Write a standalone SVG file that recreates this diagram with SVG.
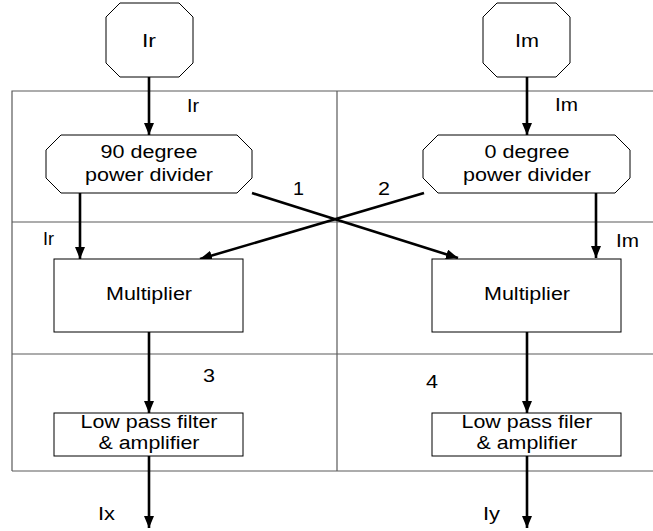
<svg xmlns="http://www.w3.org/2000/svg" width="653" height="531" viewBox="0 0 653 531">
  <style>
    .frame { fill: none; stroke: #5a5a5a; stroke-width: 1.2; }
    .box { fill: #fff; stroke: #000; stroke-width: 1; }
    .wire { fill: none; stroke: #000; stroke-width: 2.6; }
    text { font-family: "Liberation Sans", Arial, sans-serif; font-size: 18px; fill: #000; }
    .c { text-anchor: middle; }
  </style>
  <defs>
    <marker id="arrow" viewBox="0 0 12 10" refX="12" refY="5" markerWidth="12" markerHeight="10" markerUnits="userSpaceOnUse" orient="auto">
      <path d="M0,0 L12,5 L0,10 Z" fill="#000"/>
    </marker>
  </defs>

  <rect width="653" height="531" fill="#fff"/>

  <!-- grid frame -->
  <g id="frame">
    <path class="frame" d="M12,471 V91 H653 M12,222 H653 M12,354 H653 M12,471 H653 M337,91 V471"/>
  </g>

  <!-- connectors -->
  <g id="connectors">
    <line class="wire" x1="149" y1="77" x2="149" y2="135" marker-end="url(#arrow)"/>
    <line class="wire" x1="527" y1="77" x2="527" y2="135" marker-end="url(#arrow)"/>
    <line class="wire" x1="80" y1="193" x2="80" y2="259" marker-end="url(#arrow)"/>
    <line class="wire" x1="596" y1="193" x2="596" y2="258" marker-end="url(#arrow)"/>
    <line class="wire" x1="252" y1="193" x2="458" y2="258" marker-end="url(#arrow)"/>
    <line class="wire" x1="424" y1="193" x2="200" y2="259" marker-end="url(#arrow)"/>
    <line class="wire" x1="149" y1="332" x2="149" y2="413" marker-end="url(#arrow)"/>
    <line class="wire" x1="527" y1="332" x2="527" y2="413" marker-end="url(#arrow)"/>
    <line class="wire" x1="149" y1="456" x2="149" y2="528" marker-end="url(#arrow)"/>
    <line class="wire" x1="527" y1="456" x2="527" y2="528" marker-end="url(#arrow)"/>
  </g>

  <!-- inputs -->
  <g id="input-ir">
    <polygon class="box" points="120,3 179,3 193,17 193,63 179,77 120,77 106,63 106,17"/>
    <text class="c" x="149" y="47" textLength="14" lengthAdjust="spacingAndGlyphs">Ir</text>
  </g>
  <g id="input-im">
    <polygon class="box" points="497,3 556,3 570,17 570,63 556,77 497,77 483,63 483,17"/>
    <text class="c" x="527" y="47" textLength="24" lengthAdjust="spacingAndGlyphs">Im</text>
  </g>

  <!-- power dividers -->
  <g id="divider-90">
    <polygon class="box" points="61,135 237,135 252,150 252,178 237,193 61,193 46,178 46,150"/>
    <text class="c" x="149" y="158" textLength="97" lengthAdjust="spacingAndGlyphs">90 degree</text>
    <text class="c" x="149" y="181" textLength="128" lengthAdjust="spacingAndGlyphs">power divider</text>
  </g>
  <g id="divider-0">
    <polygon class="box" points="438,135 615,135 630,150 630,178 615,193 438,193 423,178 423,150"/>
    <text class="c" x="527" y="158" textLength="85" lengthAdjust="spacingAndGlyphs">0 degree</text>
    <text class="c" x="527" y="181" textLength="128" lengthAdjust="spacingAndGlyphs">power divider</text>
  </g>

  <!-- multipliers -->
  <g id="multiplier-left">
    <rect class="box" x="54" y="259" width="189" height="73"/>
    <text class="c" x="149" y="300" textLength="86" lengthAdjust="spacingAndGlyphs">Multiplier</text>
  </g>
  <g id="multiplier-right">
    <rect class="box" x="432" y="259" width="189" height="73"/>
    <text class="c" x="527" y="300" textLength="86" lengthAdjust="spacingAndGlyphs">Multiplier</text>
  </g>

  <!-- filters -->
  <g id="filter-left">
    <rect class="box" x="54" y="413" width="189" height="43"/>
    <text class="c" x="149" y="428" textLength="137" lengthAdjust="spacingAndGlyphs">Low pass filter</text>
    <text class="c" x="149" y="449" textLength="101" lengthAdjust="spacingAndGlyphs">&amp; amplifier</text>
  </g>
  <g id="filter-right">
    <rect class="box" x="432" y="413" width="189" height="43"/>
    <text class="c" x="527" y="428" textLength="131" lengthAdjust="spacingAndGlyphs">Low pass filer</text>
    <text class="c" x="527" y="449" textLength="101" lengthAdjust="spacingAndGlyphs">&amp; amplifier</text>
  </g>

  <!-- signal labels -->
  <g id="labels">
    <text x="187" y="112" textLength="12" lengthAdjust="spacingAndGlyphs">Ir</text>
    <text x="555" y="111" textLength="23" lengthAdjust="spacingAndGlyphs">Im</text>
    <text x="43" y="245" textLength="11" lengthAdjust="spacingAndGlyphs">Ir</text>
    <text x="616" y="247" textLength="23" lengthAdjust="spacingAndGlyphs">Im</text>
    <text x="293" y="195" textLength="11" lengthAdjust="spacingAndGlyphs">1</text>
    <text x="378" y="195" textLength="12" lengthAdjust="spacingAndGlyphs">2</text>
    <text x="203" y="382" textLength="12" lengthAdjust="spacingAndGlyphs">3</text>
    <text x="426" y="388" textLength="12" lengthAdjust="spacingAndGlyphs">4</text>
    <text x="98" y="520" textLength="17" lengthAdjust="spacingAndGlyphs">Ix</text>
    <text x="483" y="520" textLength="17" lengthAdjust="spacingAndGlyphs">Iy</text>
  </g>
</svg>
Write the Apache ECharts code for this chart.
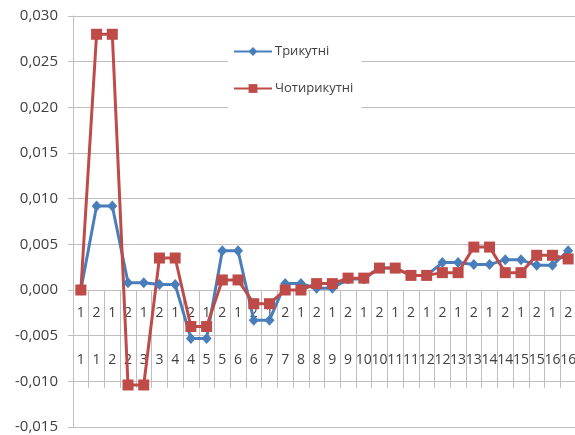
<!DOCTYPE html>
<html>
<head>
<meta charset="utf-8">
<script src="https://cdn.jsdelivr.net/npm/echarts@6/dist/echarts.min.js"></script>
<style>html,body{margin:0;padding:0;background:#fff}#c{width:575px;height:435px}</style>
</head>
<body>
<div id="c"></div>
<script>
// Category labels (two rows, as in the original two-level axis)
var labelRow1 = ['1','2','1','2','1','2','1','2','1','2','1','2','1','2','1','2','1','2','1','2','1','2','1','2','1','2','1','2','1','2','1','2'];
var labelRow2 = ['1','1','2','2','3','3','4','4','5','5','6','6','7','7','8','8','9','9','10','10','11','11','12','12','13','13','14','14','15','15','16','16'];

var seriesNames = ['Трикутні', 'Чотирикутні'];

var triangular = [0, 0.0092, 0.0092, 0.0008, 0.0008, 0.0006, 0.0006, -0.0053, -0.0053, 0.0043, 0.0043,
  -0.0033, -0.0033, 0.0007, 0.0007, 0.0002, 0.0002, 0.0012, 0.0012, 0.0024, 0.0024, 0.0016, 0.0016,
  0.0030, 0.0030, 0.0028, 0.0028, 0.0033, 0.0033, 0.0027, 0.0027, 0.0043];

var quadrangular = [0, 0.0280, 0.0280, -0.0104, -0.0104, 0.0035, 0.0035, -0.0040, -0.0040, 0.0011, 0.0011,
  -0.0015, -0.0015, 0.0000, 0.0000, 0.0007, 0.0007, 0.0013, 0.0013, 0.0024, 0.0024, 0.0016, 0.0016,
  0.0019, 0.0019, 0.0047, 0.0047, 0.0019, 0.0019, 0.0038, 0.0038, 0.0034];

var yMin = -0.015, yMax = 0.030, yStep = 0.005;

var categories = labelRow1.map(function (v, i) { return v + '|' + labelRow2[i] + '|' + i; });

var chart = echarts.init(document.getElementById('c'), null, { renderer: 'canvas' });
var font = "'Open Sans', 'Noto Sans', sans-serif";
var textColor = '#404040';
var gridColor = '#bfbfbf';

chart.setOption({
  animation: false,
  backgroundColor: '#ffffff',
  textStyle: { fontFamily: font },
  grid: [
    { left: 73, right: -1, top: 16, bottom: 8, containLabel: false, outerBoundsMode: 'none' },
    // label strip: its bottom edge sits on the zero line of the main grid
    { left: 73, right: -1, top: 200, bottom: 145, containLabel: false, outerBoundsMode: 'none' }
  ],
  legend: {
    data: seriesNames,
    orient: 'vertical',
    left: 228,
    top: 30,
    padding: [15, 8, 13, 5],
    backgroundColor: '#ffffff',
    itemWidth: 38,
    itemHeight: 11,
    itemGap: 24,
    textStyle: { fontFamily: font, fontSize: 13, color: textColor, padding: [0, 0, 0, -2] }
  },
  xAxis: [
    {
      type: 'category',
      gridIndex: 0,
      data: categories,
      boundaryGap: true,
      axisLine: { onZero: true, lineStyle: { color: gridColor, width: 1 } },
      axisTick: { show: true, length: 98, alignWithLabel: false, interval: 0, lineStyle: { color: gridColor } },
      axisLabel: { show: false },
      splitLine: { show: false }
    },
    {
      type: 'category',
      gridIndex: 1,
      data: categories,
      boundaryGap: true,
      position: 'bottom',
      axisLine: { show: false, onZero: false },
      axisTick: { show: false },
      splitLine: { show: false },
      axisLabel: {
        interval: 0,
        margin: 15,
        fontFamily: font,
        fontSize: 14,
        color: textColor,
        formatter: function (v) {
          var p = v.split('|');
          return '{a|' + p[0] + '}\n{b|' + p[1] + '}';
        },
        rich: {
          a: { fontFamily: font, fontSize: 14, color: textColor, lineHeight: 16 },
          b: { fontFamily: font, fontSize: 14, color: textColor, lineHeight: 78 }
        }
      }
    }
  ],
  yAxis: [
    {
      type: 'value',
      gridIndex: 0,
      min: yMin,
      max: yMax,
      interval: yStep,
      axisLine: { show: true, lineStyle: { color: gridColor } },
      axisTick: { show: true, length: 5, lineStyle: { color: gridColor } },
      axisLabel: {
        margin: 15,
        fontFamily: font,
        fontSize: 15,
        color: textColor,
        formatter: function (v) {
          return (Math.round(v * 1000) / 1000).toFixed(3).replace('.', ',');
        }
      },
      splitLine: { show: true, lineStyle: { color: gridColor, width: 1 } }
    },
    {
      type: 'value',
      gridIndex: 1,
      show: false,
      min: 0,
      max: 1
    }
  ],
  series: [
    {
      name: seriesNames[0],
      type: 'line',
      xAxisIndex: 0,
      yAxisIndex: 0,
      data: triangular,
      symbol: 'diamond',
      symbolSize: [10, 11],
      showAllSymbol: true,
      lineStyle: { color: '#4a7ebb', width: 3 },
      itemStyle: { color: '#4a7ebb', borderWidth: 0 }
    },
    {
      name: seriesNames[1],
      type: 'line',
      xAxisIndex: 0,
      yAxisIndex: 0,
      data: quadrangular,
      symbol: 'rect',
      symbolSize: 11,
      showAllSymbol: true,
      lineStyle: { color: '#be4b48', width: 3 },
      itemStyle: { color: '#be4b48', borderWidth: 0 }
    }
  ]
});
</script>
</body>
</html>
• • • • •
Task goal: In the listing above, locate each line with "Write" and copy it.

Complete response:
Write a standalone SVG file that recreates this diagram with SVG.
Write the Apache ECharts code for this chart.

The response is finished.